Hino à Bandeira Nacional
- Flag anthem of Brazil
- Also known as: (English: "Brazilian Flag Anthem")
- Lyrics: Olavo Bilac, 1906
- Music: Francisco Braga, 1906
- Adopted: November 9, 1906; 119 years ago ^{[failed verification]}

Audio sample
- Performed by the Brazilian Ministry of Educationfile; help;

= Brazilian Flag Anthem =

Flag anthem of Brazil

The "Brazilian Flag Anthem" (Hino à Bandeira Nacional, lit. 'Hymn to [the] National Flag') is a Brazilian patriotic song dedicated to the national flag of Brazil.

==History==
The song's lyrics were written by poet Olavo Bilac, and the music composed by Francisco Braga, at the request of the then mayor of Rio de Janeiro, Francisco Pereira Passos.
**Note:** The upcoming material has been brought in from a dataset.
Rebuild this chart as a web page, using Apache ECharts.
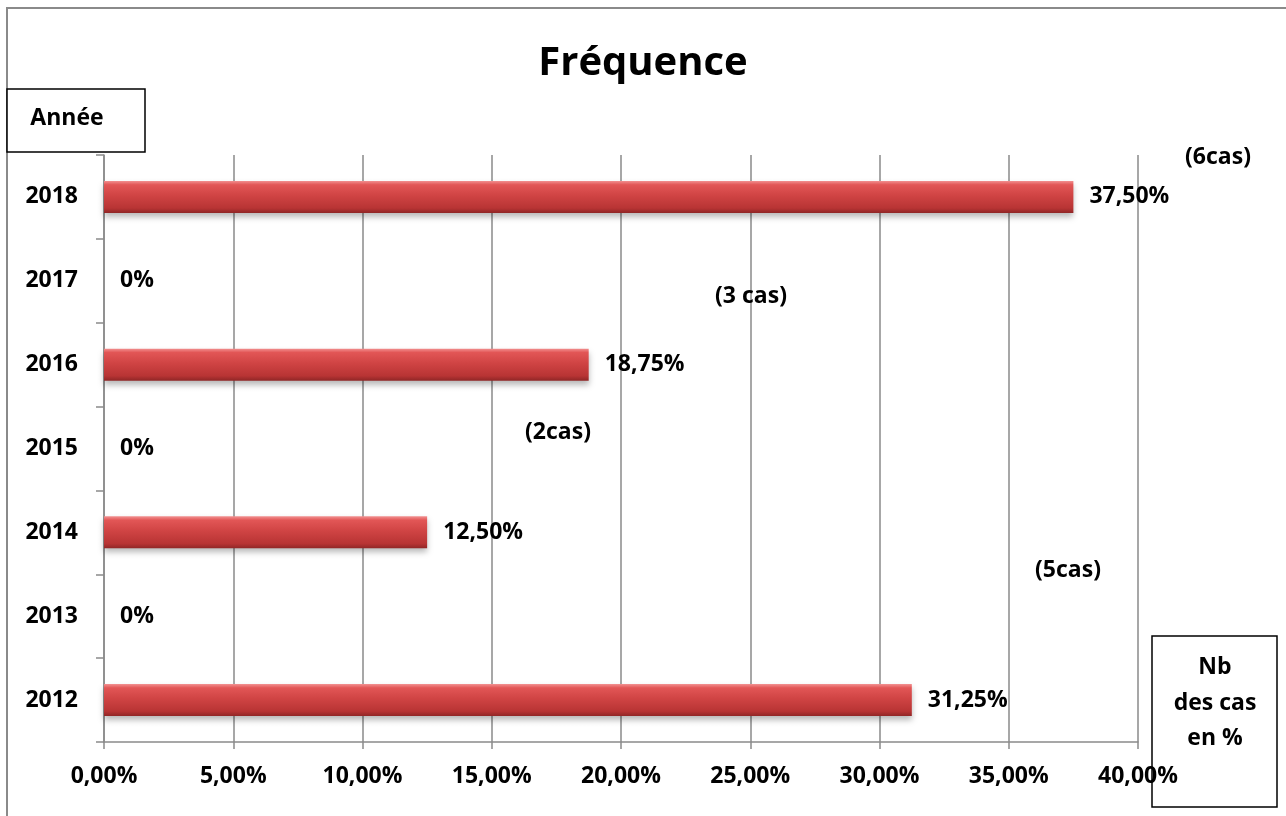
<!DOCTYPE html>
<html>
<head>
<meta charset="utf-8">
<script src="https://cdn.jsdelivr.net/npm/echarts@6/dist/echarts.min.js"></script>
<style>
  html, body { margin: 0; padding: 0; background: #fff; }
  #chart { width: 1286px; height: 816px; }
</style>
</head>
<body>
<div id="chart"></div>
<script>
// Years on the vertical axis, bottom to top
const years = ['2012', '2013', '2014', '2015', '2016', '2017', '2018'];
// Share of cases per year, in percent
const frequency = [31.25, 0, 12.5, 0, 18.75, 0, 37.5];
// Case counts written beside the bars
const caseNotes = ['(6cas)', '(3 cas)', '(2cas)', '(5cas)'];
// Horizontal scale
const xMin = 0, xMax = 40, xStep = 5;

const FONT = '"Open Sans", "DejaVu Sans", sans-serif';
const GRAY = '#8a8a8a';
const FS = 23;

function pct(v, zeroShort) {
  if (zeroShort && v === 0) return '0%';
  return v.toFixed(2).replace('.', ',') + '%';
}

const chart = echarts.init(document.getElementById('chart'));

const noteStyle = { font: 'bold ' + FS + 'px ' + FONT, fill: '#000', textAlign: 'center', textVerticalAlign: 'middle' };

chart.setOption({
  animation: false,
  backgroundColor: '#fff',
  title: {
    text: 'Fréquence',
    left: 'center',
    top: 39,
    textStyle: { fontFamily: FONT, fontWeight: 'bold', fontSize: 40, color: '#000' }
  },
  grid: { left: 104, right: 148, top: 155, bottom: 74 },
  xAxis: {
    type: 'value',
    min: xMin, max: xMax, interval: xStep,
    axisLine: { show: true, lineStyle: { color: GRAY, width: 1.5 } },
    axisTick: { show: true, length: 7, lineStyle: { color: GRAY, width: 1.5 } },
    splitLine: { show: true, lineStyle: { color: GRAY, width: 1.5 } },
    axisLabel: {
      margin: 23,
      fontFamily: FONT, fontWeight: 'bold', fontSize: FS, color: '#000',
      formatter: v => pct(v, false)
    }
  },
  yAxis: {
    type: 'category',
    data: years,
    axisLine: { show: true, lineStyle: { color: GRAY, width: 1.5 } },
    axisTick: { show: true, length: 8, inside: false, lineStyle: { color: GRAY, width: 1.5 } },
    axisLabel: {
      margin: 26,
      fontFamily: FONT, fontWeight: 'bold', fontSize: FS, color: '#000'
    }
  },
  series: [{
    type: 'bar',
    data: frequency,
    barWidth: 32,
    itemStyle: {
      color: new echarts.graphic.LinearGradient(0, 0, 0, 1, [
        { offset: 0, color: '#f29090' },
        { offset: 0.12, color: '#e25656' },
        { offset: 0.45, color: '#d04444' },
        { offset: 0.85, color: '#b83434' },
        { offset: 1, color: '#902626' }
      ]),
      borderWidth: 0,
      shadowColor: 'rgba(0,0,0,0.28)',
      shadowBlur: 6,
      shadowOffsetY: 4
    },
    label: {
      show: true,
      position: 'right',
      distance: 16,
      fontFamily: FONT, fontWeight: 'bold', fontSize: FS, color: '#000',
      formatter: p => pct(p.value, true)
    }
  }],
  graphic: [
    // outer frame
    { type: 'rect', shape: { x: 7, y: 8, width: 1290, height: 820 },
      style: { fill: 'none', stroke: GRAY, lineWidth: 2 }, silent: true },
    // "Année" box
    { type: 'rect', shape: { x: 7, y: 89, width: 138, height: 63 },
      style: { fill: '#fff', stroke: '#000', lineWidth: 1.5 }, z: 10 },
    { type: 'text', x: 67, y: 118, style: Object.assign({ text: 'Année' }, noteStyle), z: 11 },
    // "Nb des cas en %" box
    { type: 'rect', shape: { x: 1152, y: 636, width: 125, height: 171 },
      style: { fill: 'none', stroke: '#000', lineWidth: 1.5 }, z: 10 },
    { type: 'text', x: 1215, y: 667, style: Object.assign({ text: 'Nb' }, noteStyle), z: 11 },
    { type: 'text', x: 1215, y: 703, style: Object.assign({ text: 'des cas' }, noteStyle), z: 11 },
    { type: 'text', x: 1215, y: 738, style: Object.assign({ text: 'en %' }, noteStyle), z: 11 },
    // case counts
    { type: 'text', x: 1218, y: 157, style: Object.assign({ text: caseNotes[0] }, noteStyle), z: 11 },
    { type: 'text', x: 751, y: 296, style: Object.assign({ text: caseNotes[1] }, noteStyle), z: 11 },
    { type: 'text', x: 558, y: 432, style: Object.assign({ text: caseNotes[2] }, noteStyle), z: 11 },
    { type: 'text', x: 1068, y: 570, style: Object.assign({ text: caseNotes[3] }, noteStyle), z: 11 }
  ]
});
</script>
</body>
</html>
The anthem was presented for the first time on November 9, 1906, and was originally intended to be sung by the schoolchildren of Rio de Janeiro during flag replacement ceremonies in city schools (hence the reference to "youthful chest" in the lyrics). It was considered as a possible replacement for the Brazilian National Anthem, which at that time had no official lyrics.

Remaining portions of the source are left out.